I saw a show at The Artery over summer break that inspired me to experiment with integrating pictures and poetry. I devoted a few pages of my sketchbook to this cause and then essentially forgot about it until I began to contemplate possibilities for a creative project related to Dickinson (I knew after the first few reading assignments that my project would be about Dickinson and not James. . . not because I don't like James, but because the pictures his words paint are sophisticated oils in ornate frames, while Emily's are wild and vibrant, like watercolors made with wide, lyrical brushes and hung on a clothesline to dry). I conceived a project that was "mixed media" in every sense of the term: it would not only combine words and images, but also materials ranging from spray paint to White-out.

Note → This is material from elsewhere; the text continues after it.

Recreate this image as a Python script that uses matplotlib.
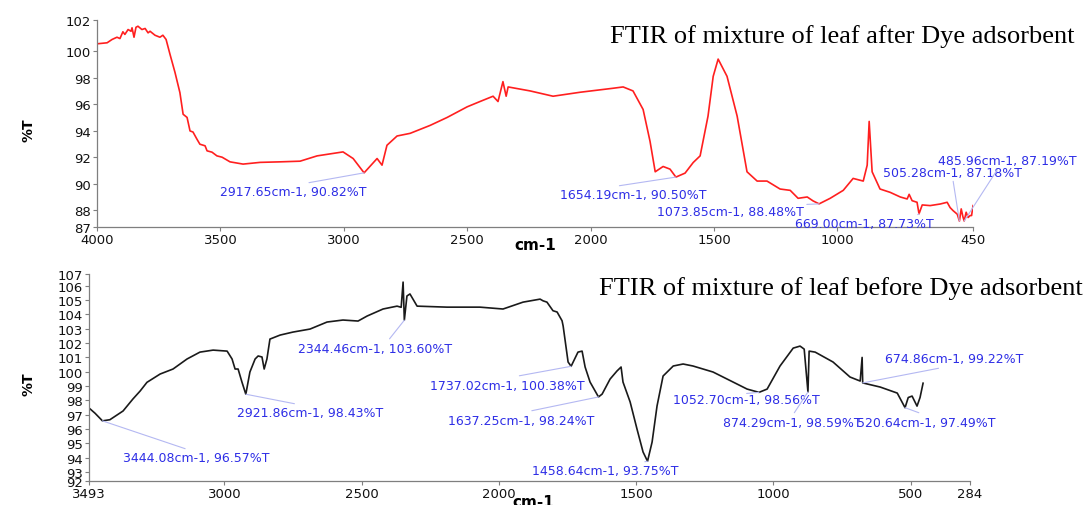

I chose three Emily Dickinson poems that, by my interpretation, shared a common theme of sexuality and femininity, then visualized how the female figure could convey the power of these poems through gesture and shape. I then created three drawings, first doing a series of quick sketches to capture the movement and the placement of the poses, then transferring them to posterboard as somewhat tighter outside contour drawings. I cut the posterboard drawings into stencils and used them with spray paint to create the basis for my pieces (side note: I went through a whole pack of Exacto blades). When the spray paint dried, I wrote the related verses on the paintings using paint pens, acrylics, and White-out, and added detail and contrast with oil pastels, paint, colored pencil, gold leaf, and probably several other things that were lying around my work area.
I used photographs of myself as models for the first two drawings ("I took my Power in my Hand" and "A charm invests a face"), but when I tried to draw from my "Split the Lark" pose, I had no luck. I began to go through other photos in search for an alternative, and I found it in a prolific image of one of my friends when she was eight and a half months pregnant.
I tried to convey the subtle and not-so-subtle conflicts of being female with both my poetry and my choices and their accompanying images. If I have succeeded, it is because I had such an extraordinary woman acting as my muse and my medium.